EXERCISE GOAL
From the first line of the data below through the line bearing "const titleText = 'Better", reproduce each line exactly; do not include pictures.

DATA
--- begin ---

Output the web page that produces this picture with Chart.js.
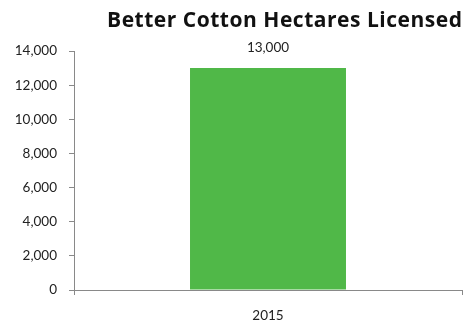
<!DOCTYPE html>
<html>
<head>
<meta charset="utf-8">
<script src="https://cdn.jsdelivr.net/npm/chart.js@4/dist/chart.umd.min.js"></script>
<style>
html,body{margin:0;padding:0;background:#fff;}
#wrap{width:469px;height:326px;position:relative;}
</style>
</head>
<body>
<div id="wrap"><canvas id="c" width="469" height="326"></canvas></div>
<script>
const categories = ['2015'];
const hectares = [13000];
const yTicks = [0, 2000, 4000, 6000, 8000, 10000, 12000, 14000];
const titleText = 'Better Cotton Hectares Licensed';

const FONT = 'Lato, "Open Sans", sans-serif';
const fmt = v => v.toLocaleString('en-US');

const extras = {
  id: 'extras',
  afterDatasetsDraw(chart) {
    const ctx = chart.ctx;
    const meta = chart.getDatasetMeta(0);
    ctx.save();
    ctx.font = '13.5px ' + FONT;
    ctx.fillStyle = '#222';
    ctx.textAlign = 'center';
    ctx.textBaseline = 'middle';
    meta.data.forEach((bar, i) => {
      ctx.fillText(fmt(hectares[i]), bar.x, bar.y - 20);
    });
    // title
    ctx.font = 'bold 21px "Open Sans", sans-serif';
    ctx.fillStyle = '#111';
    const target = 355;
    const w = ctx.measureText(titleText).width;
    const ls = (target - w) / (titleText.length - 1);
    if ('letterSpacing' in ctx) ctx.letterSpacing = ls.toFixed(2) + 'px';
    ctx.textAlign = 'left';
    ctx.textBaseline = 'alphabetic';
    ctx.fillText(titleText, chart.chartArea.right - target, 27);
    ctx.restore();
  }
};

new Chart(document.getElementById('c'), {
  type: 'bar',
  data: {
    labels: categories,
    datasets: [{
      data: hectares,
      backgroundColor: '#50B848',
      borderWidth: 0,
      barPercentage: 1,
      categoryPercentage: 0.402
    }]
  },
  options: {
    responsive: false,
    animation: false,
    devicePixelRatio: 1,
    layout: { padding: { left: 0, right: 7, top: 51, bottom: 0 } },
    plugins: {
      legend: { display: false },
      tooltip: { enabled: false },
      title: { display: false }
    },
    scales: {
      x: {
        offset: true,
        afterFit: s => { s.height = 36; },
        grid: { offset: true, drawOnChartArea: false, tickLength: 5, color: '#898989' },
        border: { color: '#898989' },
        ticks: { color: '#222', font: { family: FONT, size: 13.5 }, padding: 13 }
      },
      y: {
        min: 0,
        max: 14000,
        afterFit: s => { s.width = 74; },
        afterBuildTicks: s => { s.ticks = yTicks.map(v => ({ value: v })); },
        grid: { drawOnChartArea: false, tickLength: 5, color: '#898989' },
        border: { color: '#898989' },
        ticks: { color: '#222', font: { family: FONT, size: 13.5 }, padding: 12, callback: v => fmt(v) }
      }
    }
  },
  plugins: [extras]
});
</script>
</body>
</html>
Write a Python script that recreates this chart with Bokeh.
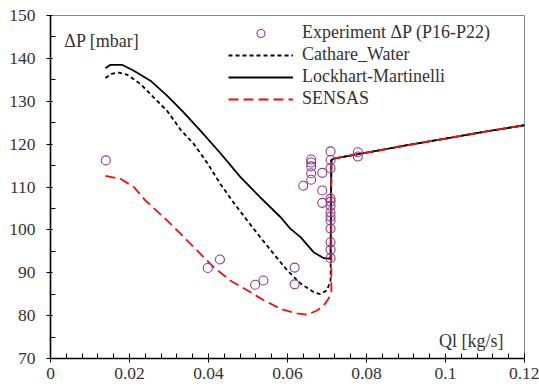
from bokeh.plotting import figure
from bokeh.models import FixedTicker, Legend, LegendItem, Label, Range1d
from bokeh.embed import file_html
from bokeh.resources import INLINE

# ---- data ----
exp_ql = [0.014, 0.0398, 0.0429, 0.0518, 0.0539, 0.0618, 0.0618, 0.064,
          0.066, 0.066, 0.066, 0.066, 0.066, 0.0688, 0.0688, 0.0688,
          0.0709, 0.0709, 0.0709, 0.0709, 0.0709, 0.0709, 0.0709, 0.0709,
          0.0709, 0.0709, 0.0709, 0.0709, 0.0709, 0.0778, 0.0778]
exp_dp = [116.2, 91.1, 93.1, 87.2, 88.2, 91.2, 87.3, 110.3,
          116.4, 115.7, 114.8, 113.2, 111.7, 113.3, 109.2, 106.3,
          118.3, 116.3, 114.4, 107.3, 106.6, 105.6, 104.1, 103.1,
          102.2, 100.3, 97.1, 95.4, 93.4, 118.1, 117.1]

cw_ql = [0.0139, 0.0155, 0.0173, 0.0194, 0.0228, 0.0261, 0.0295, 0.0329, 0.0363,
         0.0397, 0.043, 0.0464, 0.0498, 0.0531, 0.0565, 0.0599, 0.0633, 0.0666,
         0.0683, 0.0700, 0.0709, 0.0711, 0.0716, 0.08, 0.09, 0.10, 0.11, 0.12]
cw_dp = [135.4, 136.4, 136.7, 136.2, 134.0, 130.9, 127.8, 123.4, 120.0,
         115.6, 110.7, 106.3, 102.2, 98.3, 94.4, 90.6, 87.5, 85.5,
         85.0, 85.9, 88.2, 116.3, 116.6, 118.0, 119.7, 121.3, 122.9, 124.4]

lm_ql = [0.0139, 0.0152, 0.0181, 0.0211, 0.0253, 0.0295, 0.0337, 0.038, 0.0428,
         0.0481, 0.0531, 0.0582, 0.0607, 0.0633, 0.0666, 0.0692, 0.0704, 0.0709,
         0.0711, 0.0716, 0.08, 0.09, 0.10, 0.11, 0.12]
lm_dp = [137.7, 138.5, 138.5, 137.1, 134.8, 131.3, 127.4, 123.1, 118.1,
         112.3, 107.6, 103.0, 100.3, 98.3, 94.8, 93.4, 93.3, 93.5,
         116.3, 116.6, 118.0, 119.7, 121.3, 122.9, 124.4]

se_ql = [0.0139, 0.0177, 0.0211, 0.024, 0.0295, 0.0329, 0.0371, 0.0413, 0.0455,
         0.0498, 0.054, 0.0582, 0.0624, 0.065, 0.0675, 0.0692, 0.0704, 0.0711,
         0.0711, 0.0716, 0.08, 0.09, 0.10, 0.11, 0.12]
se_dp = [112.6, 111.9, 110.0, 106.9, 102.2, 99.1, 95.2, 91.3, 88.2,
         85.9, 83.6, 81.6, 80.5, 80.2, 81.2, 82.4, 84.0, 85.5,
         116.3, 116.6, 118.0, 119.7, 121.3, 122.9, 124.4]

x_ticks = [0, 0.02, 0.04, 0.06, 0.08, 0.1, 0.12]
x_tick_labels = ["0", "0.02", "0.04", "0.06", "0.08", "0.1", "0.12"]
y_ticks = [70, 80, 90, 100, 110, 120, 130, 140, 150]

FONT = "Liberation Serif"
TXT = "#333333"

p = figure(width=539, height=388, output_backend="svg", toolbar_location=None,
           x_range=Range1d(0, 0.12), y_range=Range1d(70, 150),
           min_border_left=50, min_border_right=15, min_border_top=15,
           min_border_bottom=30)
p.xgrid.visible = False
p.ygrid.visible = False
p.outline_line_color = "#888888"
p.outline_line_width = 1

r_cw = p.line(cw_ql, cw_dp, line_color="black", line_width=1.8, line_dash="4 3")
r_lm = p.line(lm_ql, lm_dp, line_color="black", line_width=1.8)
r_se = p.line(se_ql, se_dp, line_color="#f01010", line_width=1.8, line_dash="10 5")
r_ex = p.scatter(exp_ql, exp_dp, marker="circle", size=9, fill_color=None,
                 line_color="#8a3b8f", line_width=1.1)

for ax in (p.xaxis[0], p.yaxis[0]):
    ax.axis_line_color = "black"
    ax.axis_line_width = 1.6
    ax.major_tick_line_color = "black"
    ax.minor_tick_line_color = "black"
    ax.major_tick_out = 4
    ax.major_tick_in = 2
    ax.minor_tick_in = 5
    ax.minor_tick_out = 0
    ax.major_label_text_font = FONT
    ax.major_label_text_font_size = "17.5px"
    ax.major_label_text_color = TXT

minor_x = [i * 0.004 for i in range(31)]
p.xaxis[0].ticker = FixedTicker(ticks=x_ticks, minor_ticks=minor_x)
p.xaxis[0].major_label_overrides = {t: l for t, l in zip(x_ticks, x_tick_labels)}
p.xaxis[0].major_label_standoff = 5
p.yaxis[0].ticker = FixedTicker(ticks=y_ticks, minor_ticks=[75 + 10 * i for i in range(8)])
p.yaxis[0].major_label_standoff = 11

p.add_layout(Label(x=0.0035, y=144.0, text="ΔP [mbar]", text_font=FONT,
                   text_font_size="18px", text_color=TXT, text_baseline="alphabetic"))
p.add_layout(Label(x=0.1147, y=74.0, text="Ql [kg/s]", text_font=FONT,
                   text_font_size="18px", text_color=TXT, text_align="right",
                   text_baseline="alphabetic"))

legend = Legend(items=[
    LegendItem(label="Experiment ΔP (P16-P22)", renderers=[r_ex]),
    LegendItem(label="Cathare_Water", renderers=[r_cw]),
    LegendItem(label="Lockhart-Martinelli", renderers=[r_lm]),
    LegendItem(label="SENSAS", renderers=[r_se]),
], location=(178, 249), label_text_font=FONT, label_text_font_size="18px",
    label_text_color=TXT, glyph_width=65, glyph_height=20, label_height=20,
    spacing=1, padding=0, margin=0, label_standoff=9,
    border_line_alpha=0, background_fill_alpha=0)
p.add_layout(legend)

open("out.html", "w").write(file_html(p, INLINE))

--- end ---

FINISHED TASK
Output the web page that produces this picture with Chart.js.
<!DOCTYPE html>
<html>
<head>
<meta charset="utf-8">
<script src="https://cdn.jsdelivr.net/npm/chart.js@4/dist/chart.umd.min.js"></script>
<style>
html,body{margin:0;padding:0;background:#fff;}
#wrap{width:469px;height:326px;position:relative;}
</style>
</head>
<body>
<div id="wrap"><canvas id="c" width="469" height="326"></canvas></div>
<script>
const categories = ['2015'];
const hectares = [13000];
const yTicks = [0, 2000, 4000, 6000, 8000, 10000, 12000, 14000];
const titleText = 'Better Cotton Hectares Licensed';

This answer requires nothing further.